╔══

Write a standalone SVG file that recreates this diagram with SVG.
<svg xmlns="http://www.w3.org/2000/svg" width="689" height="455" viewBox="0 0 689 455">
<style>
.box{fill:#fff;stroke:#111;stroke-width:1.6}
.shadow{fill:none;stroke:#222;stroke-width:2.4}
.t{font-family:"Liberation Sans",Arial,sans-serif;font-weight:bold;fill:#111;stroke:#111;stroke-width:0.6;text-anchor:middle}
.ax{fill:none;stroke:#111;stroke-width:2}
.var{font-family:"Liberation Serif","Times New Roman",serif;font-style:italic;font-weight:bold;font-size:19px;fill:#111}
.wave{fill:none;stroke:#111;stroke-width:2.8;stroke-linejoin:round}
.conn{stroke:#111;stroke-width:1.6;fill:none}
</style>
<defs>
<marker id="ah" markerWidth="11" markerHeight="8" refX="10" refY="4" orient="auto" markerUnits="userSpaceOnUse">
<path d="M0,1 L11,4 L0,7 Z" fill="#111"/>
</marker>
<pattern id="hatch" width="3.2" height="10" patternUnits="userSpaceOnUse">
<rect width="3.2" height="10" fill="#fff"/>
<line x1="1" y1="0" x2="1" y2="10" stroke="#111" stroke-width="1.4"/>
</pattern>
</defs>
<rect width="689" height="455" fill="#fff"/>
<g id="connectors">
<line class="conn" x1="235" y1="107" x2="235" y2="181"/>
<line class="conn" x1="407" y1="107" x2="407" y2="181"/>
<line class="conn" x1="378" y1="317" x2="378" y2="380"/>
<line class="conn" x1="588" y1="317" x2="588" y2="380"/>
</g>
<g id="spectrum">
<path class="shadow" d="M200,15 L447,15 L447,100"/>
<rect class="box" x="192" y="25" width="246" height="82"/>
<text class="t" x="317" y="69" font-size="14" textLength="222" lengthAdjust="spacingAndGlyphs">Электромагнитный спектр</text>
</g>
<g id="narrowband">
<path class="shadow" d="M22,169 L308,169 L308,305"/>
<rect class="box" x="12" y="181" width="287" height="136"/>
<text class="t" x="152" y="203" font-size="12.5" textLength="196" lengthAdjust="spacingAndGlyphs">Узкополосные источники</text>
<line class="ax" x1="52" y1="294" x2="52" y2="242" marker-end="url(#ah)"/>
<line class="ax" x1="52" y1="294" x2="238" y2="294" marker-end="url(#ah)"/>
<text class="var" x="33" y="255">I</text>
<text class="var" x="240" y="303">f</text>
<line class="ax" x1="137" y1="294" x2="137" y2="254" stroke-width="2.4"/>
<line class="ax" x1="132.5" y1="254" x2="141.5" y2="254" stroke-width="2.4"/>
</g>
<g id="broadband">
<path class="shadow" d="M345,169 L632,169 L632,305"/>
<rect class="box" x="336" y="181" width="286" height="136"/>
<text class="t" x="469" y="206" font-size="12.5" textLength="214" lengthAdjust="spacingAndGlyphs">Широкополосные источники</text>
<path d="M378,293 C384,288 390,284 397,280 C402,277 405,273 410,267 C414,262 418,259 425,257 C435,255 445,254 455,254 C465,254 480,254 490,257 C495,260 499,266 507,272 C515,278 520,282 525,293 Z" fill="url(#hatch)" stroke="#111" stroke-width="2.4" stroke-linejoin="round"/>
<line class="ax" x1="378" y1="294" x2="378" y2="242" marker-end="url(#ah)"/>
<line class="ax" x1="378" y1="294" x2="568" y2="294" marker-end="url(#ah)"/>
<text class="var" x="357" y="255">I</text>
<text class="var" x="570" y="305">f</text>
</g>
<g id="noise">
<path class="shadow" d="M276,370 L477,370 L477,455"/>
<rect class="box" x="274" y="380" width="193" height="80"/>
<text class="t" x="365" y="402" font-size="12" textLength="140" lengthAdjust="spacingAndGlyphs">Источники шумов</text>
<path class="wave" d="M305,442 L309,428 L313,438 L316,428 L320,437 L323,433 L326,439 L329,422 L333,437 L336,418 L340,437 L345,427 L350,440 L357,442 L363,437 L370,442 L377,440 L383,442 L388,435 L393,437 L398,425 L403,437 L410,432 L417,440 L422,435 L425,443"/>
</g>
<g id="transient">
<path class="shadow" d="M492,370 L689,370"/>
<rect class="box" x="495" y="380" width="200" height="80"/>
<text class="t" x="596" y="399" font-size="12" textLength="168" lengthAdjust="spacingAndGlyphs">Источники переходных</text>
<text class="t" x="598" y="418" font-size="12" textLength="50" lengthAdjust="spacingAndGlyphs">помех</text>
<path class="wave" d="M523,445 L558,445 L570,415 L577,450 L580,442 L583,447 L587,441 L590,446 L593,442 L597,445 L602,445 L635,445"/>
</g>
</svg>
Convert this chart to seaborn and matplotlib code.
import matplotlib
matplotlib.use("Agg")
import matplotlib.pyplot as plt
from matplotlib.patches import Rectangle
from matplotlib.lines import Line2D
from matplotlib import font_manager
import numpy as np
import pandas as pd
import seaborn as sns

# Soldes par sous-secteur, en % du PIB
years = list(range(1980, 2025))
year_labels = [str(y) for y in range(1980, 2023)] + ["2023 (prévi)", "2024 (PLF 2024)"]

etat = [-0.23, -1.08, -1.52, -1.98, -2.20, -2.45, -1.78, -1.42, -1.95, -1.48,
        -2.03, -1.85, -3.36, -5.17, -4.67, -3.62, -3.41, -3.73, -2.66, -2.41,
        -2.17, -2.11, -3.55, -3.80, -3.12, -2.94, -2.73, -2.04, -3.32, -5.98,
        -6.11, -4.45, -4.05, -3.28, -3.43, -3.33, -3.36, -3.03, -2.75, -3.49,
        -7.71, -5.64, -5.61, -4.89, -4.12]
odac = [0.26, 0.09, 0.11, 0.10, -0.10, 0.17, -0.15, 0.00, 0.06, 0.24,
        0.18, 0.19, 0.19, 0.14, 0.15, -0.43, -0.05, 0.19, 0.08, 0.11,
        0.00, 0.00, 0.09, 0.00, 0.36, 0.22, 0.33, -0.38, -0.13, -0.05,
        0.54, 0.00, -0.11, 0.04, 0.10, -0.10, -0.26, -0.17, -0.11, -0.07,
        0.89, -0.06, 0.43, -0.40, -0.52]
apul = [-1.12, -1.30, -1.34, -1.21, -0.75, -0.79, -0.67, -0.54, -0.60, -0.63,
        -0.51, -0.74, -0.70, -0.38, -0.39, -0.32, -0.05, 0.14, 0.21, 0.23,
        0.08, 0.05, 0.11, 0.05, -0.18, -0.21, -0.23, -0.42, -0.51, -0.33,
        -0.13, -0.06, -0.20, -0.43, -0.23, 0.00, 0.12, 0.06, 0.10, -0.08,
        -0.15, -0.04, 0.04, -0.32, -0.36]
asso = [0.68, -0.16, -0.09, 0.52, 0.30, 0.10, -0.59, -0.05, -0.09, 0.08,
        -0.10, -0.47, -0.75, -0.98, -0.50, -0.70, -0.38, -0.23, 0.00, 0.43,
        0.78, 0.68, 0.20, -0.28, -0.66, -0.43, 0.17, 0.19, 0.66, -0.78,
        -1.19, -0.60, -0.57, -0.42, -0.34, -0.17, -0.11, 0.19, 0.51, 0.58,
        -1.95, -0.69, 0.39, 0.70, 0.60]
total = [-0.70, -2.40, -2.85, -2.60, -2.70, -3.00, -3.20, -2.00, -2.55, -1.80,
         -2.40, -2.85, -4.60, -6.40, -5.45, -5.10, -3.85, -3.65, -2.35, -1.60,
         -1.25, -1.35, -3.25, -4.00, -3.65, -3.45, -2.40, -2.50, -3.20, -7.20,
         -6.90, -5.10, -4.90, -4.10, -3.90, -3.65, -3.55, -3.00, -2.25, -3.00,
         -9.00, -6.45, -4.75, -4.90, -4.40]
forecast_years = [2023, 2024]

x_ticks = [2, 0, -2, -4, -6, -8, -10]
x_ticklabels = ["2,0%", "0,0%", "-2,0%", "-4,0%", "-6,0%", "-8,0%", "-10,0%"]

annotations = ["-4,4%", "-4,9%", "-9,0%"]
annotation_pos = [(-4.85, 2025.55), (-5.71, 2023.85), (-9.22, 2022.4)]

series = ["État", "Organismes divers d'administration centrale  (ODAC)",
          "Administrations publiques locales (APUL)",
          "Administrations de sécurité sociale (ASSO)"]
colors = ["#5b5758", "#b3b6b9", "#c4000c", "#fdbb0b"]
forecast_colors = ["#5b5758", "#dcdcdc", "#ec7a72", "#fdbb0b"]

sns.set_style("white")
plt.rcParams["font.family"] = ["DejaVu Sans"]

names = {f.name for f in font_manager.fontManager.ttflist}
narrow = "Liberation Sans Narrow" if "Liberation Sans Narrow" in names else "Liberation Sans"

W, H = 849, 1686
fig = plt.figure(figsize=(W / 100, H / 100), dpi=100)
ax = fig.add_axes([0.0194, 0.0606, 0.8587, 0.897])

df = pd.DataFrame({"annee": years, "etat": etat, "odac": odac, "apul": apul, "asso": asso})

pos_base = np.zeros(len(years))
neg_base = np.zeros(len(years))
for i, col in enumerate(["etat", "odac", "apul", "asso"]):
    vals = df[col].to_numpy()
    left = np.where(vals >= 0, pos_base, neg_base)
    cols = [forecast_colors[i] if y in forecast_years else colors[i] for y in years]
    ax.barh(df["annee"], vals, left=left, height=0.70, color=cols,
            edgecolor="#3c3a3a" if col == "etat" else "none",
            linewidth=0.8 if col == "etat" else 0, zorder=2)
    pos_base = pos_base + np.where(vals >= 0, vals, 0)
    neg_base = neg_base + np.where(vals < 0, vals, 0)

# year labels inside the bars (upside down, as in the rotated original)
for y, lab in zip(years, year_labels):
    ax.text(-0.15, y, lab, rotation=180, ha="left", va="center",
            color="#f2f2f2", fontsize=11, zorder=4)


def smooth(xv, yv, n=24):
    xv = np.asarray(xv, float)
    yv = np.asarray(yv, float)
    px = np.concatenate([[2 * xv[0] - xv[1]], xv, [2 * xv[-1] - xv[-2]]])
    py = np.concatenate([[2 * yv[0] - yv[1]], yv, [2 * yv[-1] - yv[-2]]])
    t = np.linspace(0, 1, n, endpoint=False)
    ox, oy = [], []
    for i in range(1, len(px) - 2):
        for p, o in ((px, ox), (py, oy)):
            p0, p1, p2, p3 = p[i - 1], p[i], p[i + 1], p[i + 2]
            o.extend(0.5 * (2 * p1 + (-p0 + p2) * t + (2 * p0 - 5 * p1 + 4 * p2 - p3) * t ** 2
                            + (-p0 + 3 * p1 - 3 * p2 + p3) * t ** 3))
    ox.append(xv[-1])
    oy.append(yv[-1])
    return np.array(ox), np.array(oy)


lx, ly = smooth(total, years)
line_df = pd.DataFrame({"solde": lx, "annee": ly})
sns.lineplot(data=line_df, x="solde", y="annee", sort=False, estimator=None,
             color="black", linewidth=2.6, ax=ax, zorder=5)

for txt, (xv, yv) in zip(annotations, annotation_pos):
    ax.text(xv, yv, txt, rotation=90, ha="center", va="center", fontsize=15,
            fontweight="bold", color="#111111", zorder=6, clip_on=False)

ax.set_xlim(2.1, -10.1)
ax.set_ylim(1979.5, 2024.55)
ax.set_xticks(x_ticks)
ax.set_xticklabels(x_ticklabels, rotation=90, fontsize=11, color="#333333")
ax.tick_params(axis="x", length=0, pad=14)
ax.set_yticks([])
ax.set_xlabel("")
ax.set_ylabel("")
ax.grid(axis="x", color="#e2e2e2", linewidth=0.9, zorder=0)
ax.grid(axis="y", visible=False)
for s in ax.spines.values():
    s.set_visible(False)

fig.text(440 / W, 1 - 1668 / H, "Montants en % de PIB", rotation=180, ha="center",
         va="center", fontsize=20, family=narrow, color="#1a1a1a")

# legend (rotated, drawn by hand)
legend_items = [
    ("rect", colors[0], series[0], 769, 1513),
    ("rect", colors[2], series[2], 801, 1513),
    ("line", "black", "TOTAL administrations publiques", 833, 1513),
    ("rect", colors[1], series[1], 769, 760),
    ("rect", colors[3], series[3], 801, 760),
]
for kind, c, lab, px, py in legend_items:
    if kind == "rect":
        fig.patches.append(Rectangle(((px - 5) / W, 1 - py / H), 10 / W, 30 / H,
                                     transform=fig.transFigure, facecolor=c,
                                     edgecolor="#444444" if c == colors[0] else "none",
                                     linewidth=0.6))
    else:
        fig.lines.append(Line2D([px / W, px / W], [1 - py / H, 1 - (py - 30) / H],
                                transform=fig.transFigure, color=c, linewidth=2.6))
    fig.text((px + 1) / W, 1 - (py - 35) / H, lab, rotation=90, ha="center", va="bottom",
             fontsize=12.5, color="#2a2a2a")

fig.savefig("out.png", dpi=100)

╚══

WRITTEN TASK -
Reproduce only the lines from the one containing "Convert this chart" through the one containing "year_labels = [str(y)", inclusive of both.

RESPONSE FOR THIS EXERCISE -
Convert this chart to seaborn and matplotlib code.
import matplotlib
matplotlib.use("Agg")
import matplotlib.pyplot as plt
from matplotlib.patches import Rectangle
from matplotlib.lines import Line2D
from matplotlib import font_manager
import numpy as np
import pandas as pd
import seaborn as sns

# Soldes par sous-secteur, en % du PIB
years = list(range(1980, 2025))
year_labels = [str(y) for y in range(1980, 2023)] + ["2023 (prévi)", "2024 (PLF 2024)"]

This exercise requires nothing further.